A group of N people wishes to go across a river with only one boat, which can at most carry two persons. Therefore some sort of shuttle arrangement must be arranged in order to row the boat back and forth so that all people may cross. Each person has a different rowing speed; the speed of a couple is determined by the speed of the slower one. Your job is to determine a strategy that minimizes the time for these people to get across.

Input

The first line of the input contains a single integer T (1 <= T <= 20), the number of test cases. Then T cases follow.

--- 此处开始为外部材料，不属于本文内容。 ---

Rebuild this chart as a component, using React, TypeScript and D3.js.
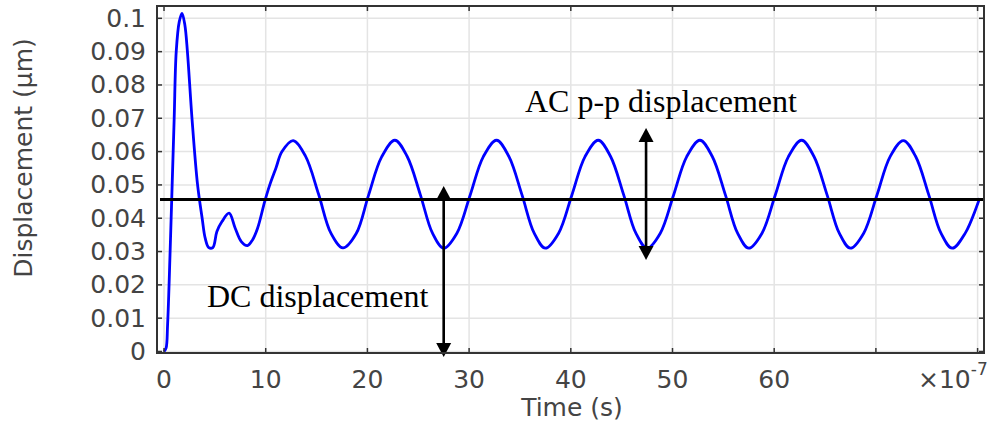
import React from "react";
import * as d3 from "d3";

const W = 993;
const H = 425;

// ---- data (time in units of 1e-7 s, displacement in µm) ----
const xTickValues = [0, 10, 20, 30, 40, 50, 60];
const xGridValues = [0, 10, 20, 30, 40, 50, 60, 70, 80];
const yTickValues = [0, 0.01, 0.02, 0.03, 0.04, 0.05, 0.06, 0.07, 0.08, 0.09, 0.1];
const yTickLabels = ["0", "0.01", "0.02", "0.03", "0.04", "0.05", "0.06", "0.07", "0.08", "0.09", "0.1"];

const timeValues = [
  0, 0.2, 0.35, 0.6, 0.8, 1.0, 1.2, 1.5, 1.77, 2.05, 2.3, 2.75, 3.3, 3.75, 4.05, 4.4, 4.8, 5.2, 5.7, 6.4, 7.0, 7.6, 8.2, 8.7, 9.2, 9.9, 10.4, 11.0, 11.6,
  12.7, 13.9, 15.2, 16.4, 17.6, 18.9, 20.1, 21.4,
  22.7, 23.9, 25.2, 26.4, 27.5, 28.8, 30.1, 31.4,
  32.7, 33.9, 35.2, 36.4, 37.5, 38.8, 40.1, 41.4,
  42.7, 43.9, 45.2, 46.4, 47.5, 48.8, 50.1, 51.4,
  52.7, 53.9, 55.2, 56.4, 57.5, 58.8, 60.1, 61.4,
  62.7, 63.9, 65.2, 66.4, 67.5, 68.8, 70.1, 71.4,
  72.7, 73.9, 75.2, 76.4, 77.5, 78.8, 80.2,
];
const displacementValues = [
  0, 0.001, 0.008, 0.03, 0.05, 0.07, 0.09, 0.099, 0.1015, 0.098, 0.09, 0.07, 0.05, 0.04, 0.034, 0.0312, 0.0312, 0.036, 0.039, 0.0415, 0.037, 0.033, 0.0318, 0.0335, 0.037, 0.045, 0.05, 0.055, 0.06,
  0.0633, 0.0587, 0.0472, 0.0356, 0.0311, 0.0354, 0.0468, 0.0584,
  0.0634, 0.0586, 0.0471, 0.0355, 0.031, 0.0355, 0.0469, 0.0585,
  0.0634, 0.0586, 0.047, 0.0355, 0.031, 0.0355, 0.0469, 0.0585,
  0.0634, 0.0586, 0.047, 0.0355, 0.031, 0.0355, 0.0469, 0.0585,
  0.0634, 0.0586, 0.047, 0.0355, 0.031, 0.0355, 0.0469, 0.0585,
  0.0634, 0.0586, 0.047, 0.0355, 0.031, 0.0355, 0.0469, 0.0585,
  0.0633, 0.0586, 0.047, 0.0355, 0.031, 0.0356, 0.046,
];

// annotations
const dcLevel = 0.0456;
const dcArrow = { t: 27.5, top: 0.0497, bottom: -0.00165 };
const acArrow = { t: 47.4, top: 0.0671, bottom: 0.0275 };
const dcLabel = "DC displacement";
const acLabel = "AC p-p displacement";

const frame = { left: 157, right: 984, top: 6, bottom: 353 };

export default function App() {
  const x = d3.scaleLinear().domain([-0.69, 80.63]).range([frame.left, frame.right]);
  const y = d3.scaleLinear().domain([-0.00045, 0.1037]).range([frame.bottom, frame.top]);

  const pts: [number, number][] = timeValues.map((t, i) => [t, displacementValues[i]]);
  const line = d3
    .line<[number, number]>()
    .x((d) => x(d[0]))
    .y((d) => y(d[1]))
    .curve(d3.curveCatmullRom.alpha(0.5));

  const tickColor = "#333";
  const textColor = "#444";
  const sans = "'DejaVu Sans', Verdana, sans-serif";
  const serif = "'Liberation Serif', 'Times New Roman', serif";
  const tl = 5;

  const head = (cx: number, tipY: number, dir: number) => {
    // dir = -1 => points up, 1 => points down
    const hw = 7.5;
    const hl = 14;
    return `M${cx},${tipY} L${cx - hw},${tipY - dir * hl} L${cx + hw},${tipY - dir * hl} Z`;
  };

  const arrow = (a: { t: number; top: number; bottom: number }) => {
    const cx = x(a.t);
    const yt = y(a.top);
    const yb = y(a.bottom);
    return (
      <g>
        <line x1={cx} x2={cx} y1={yt + 10} y2={yb - 10} stroke="#000" strokeWidth={2.6} />
        <path d={head(cx, yt, -1)} fill="#000" />
        <path d={head(cx, yb, 1)} fill="#000" />
      </g>
    );
  };

  return (
    <svg width={W} height={H} style={{ position: "absolute", left: 0, top: 0, background: "#fff" }}>
      <rect x={0} y={0} width={W} height={H} fill="#fff" />
      {/* grid */}
      <g stroke="#e4e4e4" strokeWidth={1.5}>
        {xGridValues.map((v) => (
          <line key={"gx" + v} x1={x(v)} x2={x(v)} y1={frame.top} y2={frame.bottom} />
        ))}
        {yTickValues.map((v) => (
          <line key={"gy" + v} x1={frame.left} x2={frame.right} y1={y(v)} y2={y(v)} />
        ))}
      </g>

      {/* data curve */}
      <path d={line(pts) || ""} fill="none" stroke="#0000ff" strokeWidth={2.8} strokeLinejoin="round" />

      {/* DC level line */}
      <line x1={frame.left + 3} x2={frame.right} y1={y(dcLevel)} y2={y(dcLevel)} stroke="#000" strokeWidth={3} />

      {/* arrows */}
      {arrow(dcArrow)}
      {arrow(acArrow)}

      {/* annotation text */}
      <text x={207} y={307} fontFamily={serif} fontSize={32} fill="#000">
        {dcLabel}
      </text>
      <text x={525} y={112} fontFamily={serif} fontSize={32} fill="#000">
        {acLabel}
      </text>

      {/* frame */}
      <rect
        x={frame.left}
        y={frame.top}
        width={frame.right - frame.left}
        height={frame.bottom - frame.top}
        fill="none"
        stroke={tickColor}
        strokeWidth={2}
      />

      {/* ticks */}
      <g stroke={tickColor} strokeWidth={1.5}>
        {xGridValues.map((v) => (
          <g key={"tx" + v}>
            <line x1={x(v)} x2={x(v)} y1={frame.bottom} y2={frame.bottom - tl} />
            <line x1={x(v)} x2={x(v)} y1={frame.top} y2={frame.top + tl} />
          </g>
        ))}
        {yTickValues.map((v) => (
          <g key={"ty" + v}>
            <line x1={frame.left} x2={frame.left + tl} y1={y(v)} y2={y(v)} />
            <line x1={frame.right} x2={frame.right - tl} y1={y(v)} y2={y(v)} />
          </g>
        ))}
      </g>

      {/* tick labels */}
      <g fontFamily={sans} fontSize={25} fill={textColor}>
        {xTickValues.map((v) => (
          <text key={"lx" + v} x={x(v)} y={388} textAnchor="middle">
            {v}
          </text>
        ))}
        {yTickValues.map((v, i) => (
          <text key={"ly" + v} x={146} y={y(v)} textAnchor="end" dominantBaseline="central">
            {yTickLabels[i]}
          </text>
        ))}
        <text x={918} y={388}>
          ×10
          <tspan dy={-13} fontSize={17}>
            -7
          </tspan>
        </text>
      </g>

      {/* axis titles */}
      <text x={572} y={416} textAnchor="middle" fontFamily={sans} fontSize={25} fill={textColor}>
        Time (s)
      </text>
      <text
        transform="translate(32,158) rotate(-90)"
        textAnchor="middle"
        fontFamily={sans}
        fontSize={25}
        fill={textColor}
      >
        Displacement (µm)
      </text>
    </svg>
  );
}
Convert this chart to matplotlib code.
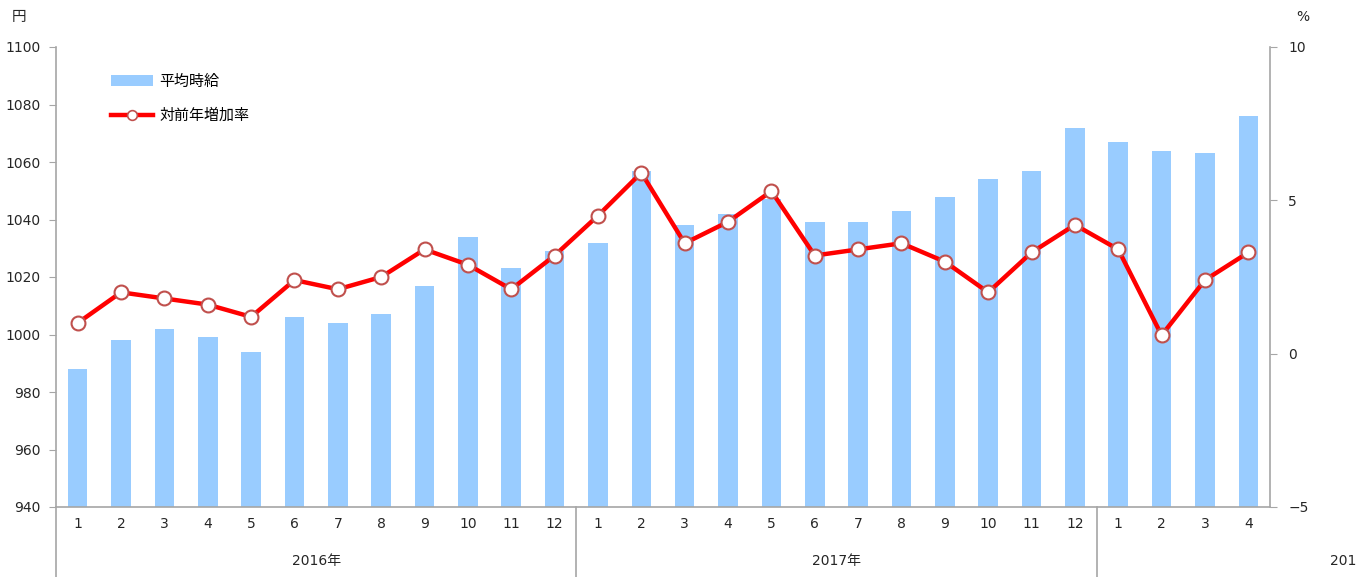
import matplotlib
matplotlib.use('Agg')
import matplotlib.pyplot as plt
import matplotlib.transforms as mtransforms
from matplotlib.lines import Line2D
from matplotlib.patches import Patch

plt.rcParams['font.family'] = ['DejaVu Sans', 'Noto Sans CJK JP']

# data
months = ['1', '2', '3', '4', '5', '6', '7', '8', '9', '10', '11', '12',
          '1', '2', '3', '4', '5', '6', '7', '8', '9', '10', '11', '12',
          '1', '2', '3', '4']
years = ['2016年', '2017年', '201']
wage = [988, 998, 1002, 999, 994, 1006, 1004, 1007, 1017, 1034, 1023, 1029,
        1032, 1057, 1038, 1042, 1047, 1039, 1039, 1043, 1048, 1054, 1057, 1072,
        1067, 1064, 1063, 1076]
growth = [1.0, 2.0, 1.8, 1.6, 1.2, 2.4, 2.1, 2.5, 3.4, 2.9, 2.1, 3.2,
          4.5, 5.9, 3.6, 4.3, 5.3, 3.2, 3.4, 3.6, 3.0, 2.0, 3.3, 4.2,
          3.4, 0.6, 2.4, 3.3]

W, H = 1358, 577
fig = plt.figure(figsize=(W / 100, H / 100), dpi=100)
ax = fig.add_axes([56 / W, (H - 507) / H, 1214 / W, 460 / H])
ax2 = ax.twinx()

grey = '#A6A6A6'
txt = '#262626'
fs = 10
x = list(range(len(months)))

ax.bar(x, wage, width=0.45, color='#99CCFF', zorder=2)
ax.set_ylim(940, 1100)
ax.set_xlim(-0.5, len(months) - 0.5)
ax.set_yticks(range(940, 1101, 20))
ax.set_xticks(x)
ax.set_xticklabels(months)

ax2.plot(x, growth, color='#FF0000', lw=3.2, marker='o', ms=10,
         mfc='white', mec='#C0504D', mew=1.5, zorder=3)
ax2.set_ylim(-5, 10)
ax2.set_yticks([-5, 0, 5, 10])

for a in (ax, ax2):
    a.spines['top'].set_visible(False)
    for s in ('left', 'right', 'bottom'):
        a.spines[s].set_color(grey)
        a.spines[s].set_linewidth(1.2)
ax.spines['right'].set_visible(False)
ax2.spines['left'].set_visible(False)
ax2.spines['bottom'].set_visible(False)

ax.tick_params(axis='y', direction='out', length=5, color=grey, labelsize=fs,
               labelcolor=txt, pad=6)
ax.tick_params(axis='x', length=0, labelsize=fs, labelcolor=txt, pad=7)
ax2.tick_params(axis='y', direction='out', length=5, color=grey, labelsize=fs,
                labelcolor=txt, pad=8)

# group separators and year labels under the axis
trans = mtransforms.blended_transform_factory(ax.transData, ax.transAxes)
for sx in (-0.5, 11.5, 23.5):
    ax.add_line(Line2D([sx, sx], [0, -0.16], transform=trans, color=grey,
                       lw=1.2, clip_on=False))
year_pos = [5.5, 17.5, 29.5]
for yp, yl, ha in zip(year_pos, years, ['center', 'center', 'right']):
    ax.text(yp, -0.117, yl, transform=trans, ha=ha, va='center',
            fontsize=fs, color=txt, clip_on=False)

# unit labels
fig.text(19 / W, 1 - 17 / H, '円', ha='center', va='center', fontsize=fs + 0.5, color=txt)
fig.text(1303 / W, 1 - 17 / H, '%', ha='center', va='center', fontsize=fs, color=txt)

handles = [Patch(facecolor='#99CCFF', edgecolor='none'),
           Line2D([], [], color='#FF0000', lw=3.2, marker='o', ms=7,
                  mfc='white', mec='#C0504D', mew=1.2)]
ax2.legend(handles, ['平均時給', '対前年増加率'], loc='upper left',
           bbox_to_anchor=(98 / W, 1 - 60 / H), bbox_transform=fig.transFigure,
           frameon=False, fontsize=fs + 0.8, handlelength=2.8, handleheight=0.7,
           labelspacing=1.3, handletextpad=0.4)

fig.savefig('out.png', dpi=100)
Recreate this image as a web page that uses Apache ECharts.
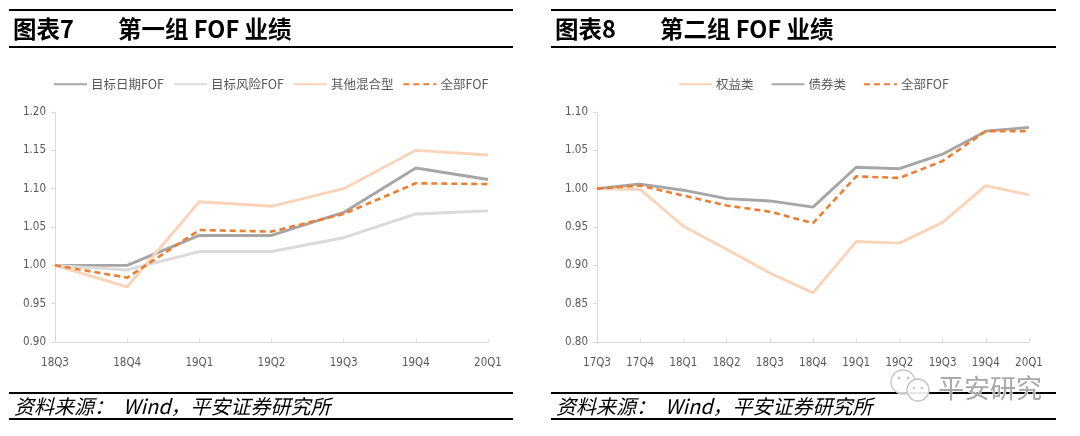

The first line of each case contains N, and the second line contains N integers giving the time for each people to cross the river. Each case is preceded by a blank line. There won’t be more than 1000 people and nobody takes more than 100 seconds to cross.

Output

For each test case, print a line containing the total number of seconds required for all the N people to cross the river.

Sample Input

1
4
1 2 5 10

Sample Output

17

题意描述：

给出你个数n，下边便有n个数，然后这n个数表示这n个人的划船过河时间，现在只有一条小船，每次能过两个人，划船时间按最初长的那个算，问这n个人全部过河需要多长时间。

解题思路：

时间从小到大排序，要想时间最短，返航时间要最短，因此出现两中方法

第一种最快的速度两次返航（最快和最慢的过河，返航后和次慢的过河在返航）2*s[0]+s[j]+s[j-1];

第二种最快的和次快的过河，最快返航，之后最慢和次慢的过河，然后次快返航。s[j]+s[0]+2*s[1];

因此只需要从这两中找出最短的累加就可以了。

需要特别注意在j==2是人已经全部到达对岸因此此时需要跳出循环。

AC代码

#include<stdio.h>
#include<algorithm>
using namespace std;

 int main(void)
 {
 	int i,j,t,n,a,b,c,d,s[1010];
 	long long sum;
 	scanf("%d",&t);
 	while(t--){
 		sum=0;
 		scanf("%d",&n);
 		for(i=0;i<n;i++)
 			scanf("%d",&s[i]);
 		sort(s,s+n);
 	
		a=s[0];b=s[1];
 		c=s[2];d=s[3];
	 	for(j=n-1;j>=0;j=j-2){
			if(j==0)
				sum=sum+a; 
			else if(j==1)
				sum=sum+b;
			else if(j==2) {//解释：无论那种情况最后一定是最快和次快的在河对岸。 
				sum=sum+a+b+c;//因为要不最快是返航，要不就是最快和次快都是返航的。
				break;//避免重复加 
			}	
		 	else{
		 		sum=sum+min(2*a+s[j]+s[j-1],s[j]+a+2*b);
				//两种过河方案:
				//第一种最快的速度两次返航（最快和最慢的过河，返航后和次慢的过河在返航）
				//第二种最快的和次快的过河，最快返航，之后最慢和次慢的过河，然后次快返航。
			 }
					 
		}
	 	printf("%lld\n",sum);
	 }
	 return 0;
 }